- Grosvenor Location within Texas Grosvenor Location within the United States
- Coordinates: 31°52′57″N 99°09′00″W﻿ / ﻿31.88250°N 99.15000°W
- Country: United States
- State: Texas
- County: Brown
- Elevation: 1,519 ft (463 m)
- Time zone: UTC-6 (Central (CST))
- • Summer (DST): UTC-5 (CDT)
- Area code: 325
- GNIS feature ID: 1378390

= Grosvenor, Texas =

Grosvenor is an unincorporated community in Brown County, Texas, United States. According to the Handbook of Texas, the community had no population estimates in 2000. It is located within the Brownwood, Texas micropolitan area.

==History==
Grosvenor was named for Ohio U.S. Representative Charles H. Grosvenor.
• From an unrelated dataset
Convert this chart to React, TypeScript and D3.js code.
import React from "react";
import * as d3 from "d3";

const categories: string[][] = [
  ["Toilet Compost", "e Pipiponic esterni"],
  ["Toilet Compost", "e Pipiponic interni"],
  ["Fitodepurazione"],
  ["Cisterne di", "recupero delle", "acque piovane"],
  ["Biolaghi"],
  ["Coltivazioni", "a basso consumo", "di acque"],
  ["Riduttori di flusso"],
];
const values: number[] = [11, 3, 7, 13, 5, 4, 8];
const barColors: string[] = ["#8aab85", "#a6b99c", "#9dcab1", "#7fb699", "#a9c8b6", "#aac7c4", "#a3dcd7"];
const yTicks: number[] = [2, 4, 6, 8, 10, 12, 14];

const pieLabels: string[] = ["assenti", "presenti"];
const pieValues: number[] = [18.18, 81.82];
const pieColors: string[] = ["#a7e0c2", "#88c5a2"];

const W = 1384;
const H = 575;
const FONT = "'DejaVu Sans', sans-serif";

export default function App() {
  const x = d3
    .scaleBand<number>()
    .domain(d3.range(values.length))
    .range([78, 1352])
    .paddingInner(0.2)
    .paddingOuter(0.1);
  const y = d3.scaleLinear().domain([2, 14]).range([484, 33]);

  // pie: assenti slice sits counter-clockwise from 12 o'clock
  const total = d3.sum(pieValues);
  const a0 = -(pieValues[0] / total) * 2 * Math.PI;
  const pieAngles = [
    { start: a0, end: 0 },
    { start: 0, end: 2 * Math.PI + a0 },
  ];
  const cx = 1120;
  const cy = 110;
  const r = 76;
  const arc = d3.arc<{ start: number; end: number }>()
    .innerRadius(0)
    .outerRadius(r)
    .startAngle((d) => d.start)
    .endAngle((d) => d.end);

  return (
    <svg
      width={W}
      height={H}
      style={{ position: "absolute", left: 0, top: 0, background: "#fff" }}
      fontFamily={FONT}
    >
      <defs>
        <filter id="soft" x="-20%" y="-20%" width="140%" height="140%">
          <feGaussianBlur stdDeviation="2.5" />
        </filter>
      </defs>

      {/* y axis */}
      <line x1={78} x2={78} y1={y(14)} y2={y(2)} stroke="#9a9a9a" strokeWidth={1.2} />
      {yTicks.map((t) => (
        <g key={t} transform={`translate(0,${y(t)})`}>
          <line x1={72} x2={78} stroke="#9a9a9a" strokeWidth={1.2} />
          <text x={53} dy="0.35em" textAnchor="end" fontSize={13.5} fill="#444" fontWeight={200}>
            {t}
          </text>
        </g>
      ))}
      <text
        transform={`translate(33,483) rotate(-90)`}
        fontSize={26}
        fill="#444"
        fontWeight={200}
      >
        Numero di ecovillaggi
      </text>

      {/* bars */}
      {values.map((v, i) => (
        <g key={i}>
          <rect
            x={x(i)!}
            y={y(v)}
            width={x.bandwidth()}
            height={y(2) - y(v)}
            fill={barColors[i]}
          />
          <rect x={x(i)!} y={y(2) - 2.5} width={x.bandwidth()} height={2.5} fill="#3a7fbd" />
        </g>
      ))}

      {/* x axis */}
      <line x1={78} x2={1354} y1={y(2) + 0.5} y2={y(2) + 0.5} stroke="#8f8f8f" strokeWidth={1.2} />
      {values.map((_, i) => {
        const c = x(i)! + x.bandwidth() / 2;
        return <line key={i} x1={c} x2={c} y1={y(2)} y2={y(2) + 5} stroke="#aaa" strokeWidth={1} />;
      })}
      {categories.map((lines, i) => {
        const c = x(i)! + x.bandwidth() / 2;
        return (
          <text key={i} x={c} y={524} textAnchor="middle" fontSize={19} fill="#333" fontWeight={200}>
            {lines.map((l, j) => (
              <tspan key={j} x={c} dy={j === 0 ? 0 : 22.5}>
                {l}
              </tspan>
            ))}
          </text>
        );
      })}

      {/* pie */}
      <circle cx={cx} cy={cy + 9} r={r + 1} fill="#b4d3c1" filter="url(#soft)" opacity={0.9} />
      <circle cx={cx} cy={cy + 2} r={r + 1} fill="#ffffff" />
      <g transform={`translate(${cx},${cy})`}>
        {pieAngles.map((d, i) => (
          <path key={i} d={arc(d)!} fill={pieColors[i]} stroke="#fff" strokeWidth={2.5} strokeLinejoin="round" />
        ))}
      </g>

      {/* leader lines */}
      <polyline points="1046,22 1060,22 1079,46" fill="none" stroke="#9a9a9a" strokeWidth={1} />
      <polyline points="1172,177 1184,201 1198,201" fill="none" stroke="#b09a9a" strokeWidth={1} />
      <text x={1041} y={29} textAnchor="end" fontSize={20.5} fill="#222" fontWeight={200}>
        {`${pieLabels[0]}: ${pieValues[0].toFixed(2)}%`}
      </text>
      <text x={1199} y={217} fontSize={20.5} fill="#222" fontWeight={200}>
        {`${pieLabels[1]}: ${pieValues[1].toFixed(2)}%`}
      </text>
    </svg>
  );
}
A post office was established at Grosvenor in 1900 and remained in operation until the mid-1970s. In 1914, the community had three stores and 50 inhabitants. It had between one and two businesses and 42 residents in 1940. The population further declined to 31 in 1980 and had no population recorded in 2000, despite being listed on county maps.

==Geography==
Grosvenor is located on Farm to Market Road 1850, 16 mi northwest of Brownwood in western Brown County.

==Education==
In 1940, Grosvenor had its own elementary school. Today, the community is served by the Bangs Independent School District.